A LEO Satellite is a spacecraft operating in low Earth orbit used for communications, observation, navigation, or other orbital services.

Concept

A LEO Satellite is a satellite deployed in low Earth orbit where reduced orbital altitude can improve latency, observation resolution, and signal propagation characteristics compared with higher orbital regimes. LEO satellites are commonly used in broadband constellations, Earth observation systems, remote sensing networks, and distributed space architectures. Because individual satellites move quickly relative to Earth, LEO systems often depend on large constellations and continuous handoff coordination to maintain persistent coverage.

Explainer

A LEO Satellite is a spacecraft operating in low Earth orbit used for communications, sensing, observation, navigation, or distributed orbital infrastructure.

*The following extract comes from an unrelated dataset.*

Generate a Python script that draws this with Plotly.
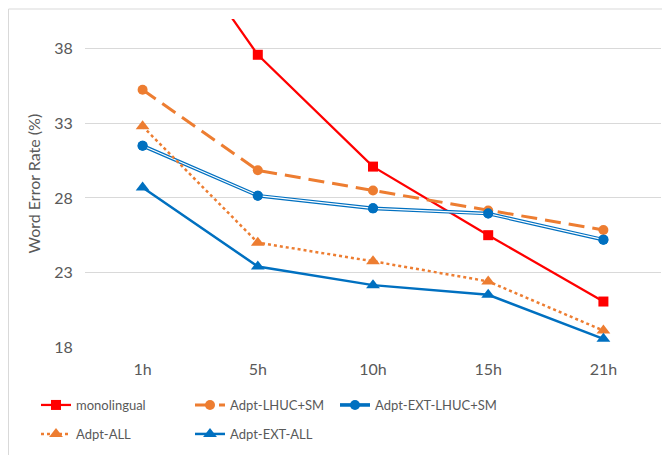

It works by orbiting relatively close to Earth, which reduces propagation delay and can improve communications responsiveness or imaging resolution compared with higher orbital systems. LEO satellites are widely used in broadband connectivity, Earth observation, scientific missions, remote sensing, and emerging direct-to-device architectures.

Constraints include orbital motion, constellation coordination, frequent handoffs, atmospheric drag, power limitations, launch dependency, and the requirement for many satellites to maintain continuous global coverage. Failure modes include coverage gaps, inter-satellite coordination failures, orbital decay, tracking errors, gateway integration problems, and congestion within constellation management systems.

Tradeoffs involve lower latency and higher responsiveness versus greater constellation complexity, increased launch requirements, shorter orbital lifetimes, and more demanding network coordination. LEO satellites matter because they enable modern distributed non-terrestrial networks with operational characteristics different from GEO or MEO systems. Cross-industry relevance is strong in telecommunications, aerospace, defence, remote sensing, and global connectivity infrastructure.